Au commencement d’une légende

Au VIIe siècle, l’Afrique du Nord est en proie aux guerres arabo-byzantines. Le calife de la dynastie omeyyade, Muamiya Ier, ainsi que son fils qui lui succèdera, Yazid Ier, entreprendront une guerre de longue haleine afin de conquérir l’Ifriqiya et d'islamiser les tribus berbères.

L’Empire byzantin est de plus en plus affaibli, et la conquête arabe se heurte à la résistance des populations locales menées par Koceila, un chef berbère à la tête de la résistance de 680 à 688. Lorsqu’il meurt sur le champ de bataille, il faut très vite lui trouver un successeur. Un choix ardu tant l’homme était un seigneur de la guerre. Contre toute attente, le conseil des tribus portera son choix sur une jeune femme, Dihya, de la tribu des Zenata, originaire de la célèbre région des Awras, terre de guerriers. Elle appartient à ce Maghreb oriental, à l’Ifriqiya peuplée par les Berbères depuis la préhistoire et qui s’étend de la pointe est de la Tunisie, au nord de l’Algérie jusqu'à l’ouest du Maroc.

Kahina n’est pas une femme comme les autres. Elle excelle dans l’art de la guerre. Tireuse à l’arc émérite, c’est aussi une cavalière d’exception. Mais pour faire la guerre, encore faut-il être fine stratège. Sa plus grande force sera de parvenir à fédérer les tribus berbères contre l’envahisseur. Une fois réunifiées, il faut alors les motiver, voire les galvaniser afin de leur transmettre la rage nécessaire pour mener cette guerre de longue haleine.

La victoire au bout du cimeterre

Du côté de l’envahisseur, on pense pouvoir mater facilement cette rebelle et ses troupes. Une erreur que paiera le général arabe Hassan Ibn Nouaman El Ghissani qui sera son premier adversaire. Entré au Maghreb en 693, il affronte la Kahina dans le Constantinois et découvre alors l’ampleur de la stratégie de cette guerrière unique.
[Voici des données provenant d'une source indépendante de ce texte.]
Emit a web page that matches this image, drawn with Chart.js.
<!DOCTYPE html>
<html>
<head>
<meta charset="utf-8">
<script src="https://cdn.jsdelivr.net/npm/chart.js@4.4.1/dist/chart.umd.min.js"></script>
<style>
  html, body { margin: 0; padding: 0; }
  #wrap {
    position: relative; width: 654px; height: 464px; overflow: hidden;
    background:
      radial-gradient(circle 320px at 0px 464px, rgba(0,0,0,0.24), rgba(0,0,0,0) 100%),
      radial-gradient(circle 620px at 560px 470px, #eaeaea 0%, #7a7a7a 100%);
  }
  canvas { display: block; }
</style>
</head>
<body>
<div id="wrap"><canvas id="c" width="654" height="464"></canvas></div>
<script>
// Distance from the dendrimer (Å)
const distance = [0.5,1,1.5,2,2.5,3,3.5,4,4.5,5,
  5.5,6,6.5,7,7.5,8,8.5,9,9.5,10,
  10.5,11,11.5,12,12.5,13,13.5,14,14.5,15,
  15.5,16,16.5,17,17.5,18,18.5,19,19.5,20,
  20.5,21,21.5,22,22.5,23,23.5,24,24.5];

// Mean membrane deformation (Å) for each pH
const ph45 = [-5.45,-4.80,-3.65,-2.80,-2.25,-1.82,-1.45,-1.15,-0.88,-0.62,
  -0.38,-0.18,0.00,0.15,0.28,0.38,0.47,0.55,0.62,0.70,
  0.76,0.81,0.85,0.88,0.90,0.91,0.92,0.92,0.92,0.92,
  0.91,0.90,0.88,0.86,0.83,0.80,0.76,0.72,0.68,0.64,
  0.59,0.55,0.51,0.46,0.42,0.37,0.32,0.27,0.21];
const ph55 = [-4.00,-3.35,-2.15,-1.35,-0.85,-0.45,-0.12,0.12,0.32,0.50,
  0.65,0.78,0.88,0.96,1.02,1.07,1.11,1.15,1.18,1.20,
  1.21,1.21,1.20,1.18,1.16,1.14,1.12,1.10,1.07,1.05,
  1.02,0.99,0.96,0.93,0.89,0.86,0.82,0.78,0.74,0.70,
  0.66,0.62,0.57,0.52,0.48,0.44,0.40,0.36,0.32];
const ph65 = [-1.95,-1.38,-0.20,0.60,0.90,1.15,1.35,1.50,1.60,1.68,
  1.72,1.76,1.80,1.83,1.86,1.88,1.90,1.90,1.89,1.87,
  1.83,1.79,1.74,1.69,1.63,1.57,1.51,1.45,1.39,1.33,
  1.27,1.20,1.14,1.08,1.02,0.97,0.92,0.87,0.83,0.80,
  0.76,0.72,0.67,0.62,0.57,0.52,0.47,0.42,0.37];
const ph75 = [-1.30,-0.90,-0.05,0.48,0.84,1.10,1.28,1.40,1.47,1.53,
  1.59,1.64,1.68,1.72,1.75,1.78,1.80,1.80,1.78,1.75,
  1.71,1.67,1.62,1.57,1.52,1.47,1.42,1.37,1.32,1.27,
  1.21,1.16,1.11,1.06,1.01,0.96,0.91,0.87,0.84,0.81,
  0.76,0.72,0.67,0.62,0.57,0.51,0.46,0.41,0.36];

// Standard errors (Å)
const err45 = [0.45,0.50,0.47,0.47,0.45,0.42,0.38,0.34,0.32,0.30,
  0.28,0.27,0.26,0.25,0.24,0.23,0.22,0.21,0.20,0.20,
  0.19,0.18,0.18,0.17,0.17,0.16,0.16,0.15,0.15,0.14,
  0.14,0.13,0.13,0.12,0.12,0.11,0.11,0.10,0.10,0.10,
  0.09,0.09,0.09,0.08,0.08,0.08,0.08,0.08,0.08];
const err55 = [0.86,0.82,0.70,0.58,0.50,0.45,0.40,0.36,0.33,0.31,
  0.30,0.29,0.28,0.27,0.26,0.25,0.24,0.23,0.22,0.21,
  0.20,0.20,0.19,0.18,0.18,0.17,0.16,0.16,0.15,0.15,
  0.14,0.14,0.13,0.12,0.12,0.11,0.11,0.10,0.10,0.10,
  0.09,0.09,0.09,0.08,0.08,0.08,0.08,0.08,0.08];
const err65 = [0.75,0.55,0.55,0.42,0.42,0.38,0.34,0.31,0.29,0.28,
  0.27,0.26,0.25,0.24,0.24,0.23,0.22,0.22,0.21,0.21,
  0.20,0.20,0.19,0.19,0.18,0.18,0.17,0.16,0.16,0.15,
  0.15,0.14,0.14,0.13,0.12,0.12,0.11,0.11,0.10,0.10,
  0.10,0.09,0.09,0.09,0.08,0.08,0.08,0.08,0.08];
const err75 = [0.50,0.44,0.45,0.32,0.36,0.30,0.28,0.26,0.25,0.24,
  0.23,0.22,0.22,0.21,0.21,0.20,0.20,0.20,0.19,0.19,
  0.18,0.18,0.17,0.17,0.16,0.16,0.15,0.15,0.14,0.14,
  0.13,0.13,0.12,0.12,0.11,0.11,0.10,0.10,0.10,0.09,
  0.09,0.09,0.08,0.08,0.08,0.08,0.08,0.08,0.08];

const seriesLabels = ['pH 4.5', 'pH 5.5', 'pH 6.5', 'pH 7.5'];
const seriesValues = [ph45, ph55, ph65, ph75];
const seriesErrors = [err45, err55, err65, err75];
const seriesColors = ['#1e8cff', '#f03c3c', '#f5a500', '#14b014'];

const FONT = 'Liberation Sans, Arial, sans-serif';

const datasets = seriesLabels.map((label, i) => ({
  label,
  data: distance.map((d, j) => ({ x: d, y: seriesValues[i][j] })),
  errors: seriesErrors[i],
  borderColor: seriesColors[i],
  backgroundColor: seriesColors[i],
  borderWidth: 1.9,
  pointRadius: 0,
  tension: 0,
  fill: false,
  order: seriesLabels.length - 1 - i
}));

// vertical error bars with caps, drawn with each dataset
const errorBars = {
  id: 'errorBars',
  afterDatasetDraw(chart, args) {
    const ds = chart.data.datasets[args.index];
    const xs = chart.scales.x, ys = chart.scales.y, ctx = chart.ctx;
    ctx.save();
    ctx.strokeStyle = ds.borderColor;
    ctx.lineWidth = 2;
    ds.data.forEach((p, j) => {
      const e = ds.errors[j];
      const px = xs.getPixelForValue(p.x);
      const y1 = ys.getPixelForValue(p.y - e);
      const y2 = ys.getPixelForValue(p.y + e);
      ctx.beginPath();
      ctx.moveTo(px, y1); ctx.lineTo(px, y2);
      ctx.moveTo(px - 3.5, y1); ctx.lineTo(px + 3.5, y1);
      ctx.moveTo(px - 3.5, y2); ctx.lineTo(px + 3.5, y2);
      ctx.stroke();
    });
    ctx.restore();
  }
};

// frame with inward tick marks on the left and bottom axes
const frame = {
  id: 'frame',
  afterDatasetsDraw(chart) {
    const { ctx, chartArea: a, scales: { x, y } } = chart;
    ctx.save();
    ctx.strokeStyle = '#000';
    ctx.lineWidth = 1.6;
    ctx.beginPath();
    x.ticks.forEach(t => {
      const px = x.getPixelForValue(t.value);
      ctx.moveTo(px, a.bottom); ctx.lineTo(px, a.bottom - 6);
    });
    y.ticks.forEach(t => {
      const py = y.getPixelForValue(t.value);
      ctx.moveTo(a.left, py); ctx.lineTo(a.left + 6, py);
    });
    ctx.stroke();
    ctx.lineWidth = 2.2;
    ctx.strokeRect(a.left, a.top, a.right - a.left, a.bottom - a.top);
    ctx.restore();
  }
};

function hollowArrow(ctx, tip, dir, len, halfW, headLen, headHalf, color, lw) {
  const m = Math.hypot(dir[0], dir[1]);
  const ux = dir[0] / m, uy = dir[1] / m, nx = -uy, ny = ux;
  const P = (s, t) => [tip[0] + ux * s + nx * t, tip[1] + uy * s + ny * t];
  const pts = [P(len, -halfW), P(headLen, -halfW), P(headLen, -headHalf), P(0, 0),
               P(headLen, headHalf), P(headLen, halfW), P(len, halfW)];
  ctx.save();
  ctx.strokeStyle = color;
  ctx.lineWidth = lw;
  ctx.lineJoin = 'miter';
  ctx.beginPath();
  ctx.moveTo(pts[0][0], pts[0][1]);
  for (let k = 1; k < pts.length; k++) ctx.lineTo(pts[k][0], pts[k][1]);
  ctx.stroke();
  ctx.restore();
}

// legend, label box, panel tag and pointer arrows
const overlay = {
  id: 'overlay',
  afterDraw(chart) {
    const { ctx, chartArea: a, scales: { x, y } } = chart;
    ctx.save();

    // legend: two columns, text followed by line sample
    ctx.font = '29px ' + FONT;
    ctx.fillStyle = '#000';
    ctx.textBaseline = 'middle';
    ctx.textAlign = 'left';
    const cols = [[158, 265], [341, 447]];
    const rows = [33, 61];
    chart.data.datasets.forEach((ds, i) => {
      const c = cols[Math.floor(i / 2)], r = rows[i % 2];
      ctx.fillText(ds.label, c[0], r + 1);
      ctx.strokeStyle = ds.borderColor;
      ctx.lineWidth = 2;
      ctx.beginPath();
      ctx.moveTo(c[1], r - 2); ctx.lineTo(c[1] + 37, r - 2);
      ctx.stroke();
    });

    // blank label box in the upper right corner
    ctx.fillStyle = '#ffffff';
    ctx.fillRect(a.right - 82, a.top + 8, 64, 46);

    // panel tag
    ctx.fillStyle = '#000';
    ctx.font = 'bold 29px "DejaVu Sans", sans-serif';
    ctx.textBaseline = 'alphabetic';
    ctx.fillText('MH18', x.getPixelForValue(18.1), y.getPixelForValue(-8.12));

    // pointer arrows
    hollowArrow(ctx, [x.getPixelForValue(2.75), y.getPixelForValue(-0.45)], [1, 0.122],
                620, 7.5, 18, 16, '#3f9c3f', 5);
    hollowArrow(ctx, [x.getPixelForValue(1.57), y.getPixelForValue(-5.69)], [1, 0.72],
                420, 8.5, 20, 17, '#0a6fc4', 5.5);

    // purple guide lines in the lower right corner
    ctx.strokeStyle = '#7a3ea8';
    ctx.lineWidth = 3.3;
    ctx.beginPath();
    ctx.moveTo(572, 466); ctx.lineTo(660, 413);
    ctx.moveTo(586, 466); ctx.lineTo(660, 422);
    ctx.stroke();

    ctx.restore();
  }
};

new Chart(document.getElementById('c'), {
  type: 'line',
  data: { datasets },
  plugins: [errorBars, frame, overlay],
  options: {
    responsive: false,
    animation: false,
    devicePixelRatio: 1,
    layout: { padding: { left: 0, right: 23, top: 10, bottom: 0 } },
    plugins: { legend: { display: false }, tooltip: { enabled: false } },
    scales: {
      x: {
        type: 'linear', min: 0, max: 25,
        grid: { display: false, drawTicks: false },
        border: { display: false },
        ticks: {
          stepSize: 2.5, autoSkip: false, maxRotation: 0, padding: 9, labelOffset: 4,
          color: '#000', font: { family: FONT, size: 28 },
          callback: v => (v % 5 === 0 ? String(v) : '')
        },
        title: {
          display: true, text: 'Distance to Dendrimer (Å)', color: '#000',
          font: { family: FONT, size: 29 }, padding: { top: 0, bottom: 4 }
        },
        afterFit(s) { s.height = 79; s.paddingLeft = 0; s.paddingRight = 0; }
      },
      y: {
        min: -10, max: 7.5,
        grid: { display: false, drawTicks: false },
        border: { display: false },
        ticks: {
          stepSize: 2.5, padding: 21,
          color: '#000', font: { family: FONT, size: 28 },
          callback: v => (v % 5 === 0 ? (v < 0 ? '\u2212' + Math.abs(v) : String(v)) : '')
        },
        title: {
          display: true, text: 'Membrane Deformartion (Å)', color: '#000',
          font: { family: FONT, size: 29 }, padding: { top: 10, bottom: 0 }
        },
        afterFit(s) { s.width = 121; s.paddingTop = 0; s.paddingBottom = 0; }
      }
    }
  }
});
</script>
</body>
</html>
Celle-ci, à la faveur de la nuit, organise une monumentale embuscade, prenant par surprise l’armée arabe. Mise en déroute, l’armée omeyyade prend la fuite et se replie en Tripolitaine. Les historiens musulmans surnommèrent le lieu de la bataille «Nahr Al Bala» (littéralement, la «rivière des épreuves»).

Passant en revue ses prisonniers, elle cède à une vieille coutume berbère et adopte le neveu du général ennemi qui prépare déjà un deuxième assaut pour une guerre sans mercis qui durera plus années sans pour autant que la reine berbère ne cède.

La trahison, l’arme fatale

La force des Arabes fournis en troupes et en chevaux par le calife vient pourtant à bout de sa résistance, du moins de celle de ses troupes qui commencent à capituler, se convertissant à l’islam.

Bien que les historiens ne s’accordent pas sur cet épisode, on prête à la reine berbère la pratique de la politique de la terre brulée, en vue de dissuader l’envahisseur de s’approprier les terres et se mettant ainsi à dos une partie de son peuple.

Pour protéger ses deux fils, Afran et Yezdigan, elle leur ordonne de rejoindre le camp adverse afin de se convertir. Quant à son fils adoptif, celui-ci la trahit en fournissant des informations à son oncle et lui permettant ainsi de remporter la dernière bataille contre la Kahina.

Luttant avec acharnement jusqu’à son dernier souffle, chevauchant fièrement sa monture, bien qu’abandonnée par ses troupes, la légende veut qu’elle ait été décapitée par son ennemi de toujours, le général arabe Hassan Ibn Nouaman El Ghissani. Selon d’autres historiens, elle aurait préféré s’empoisonner plutôt que de se rendre.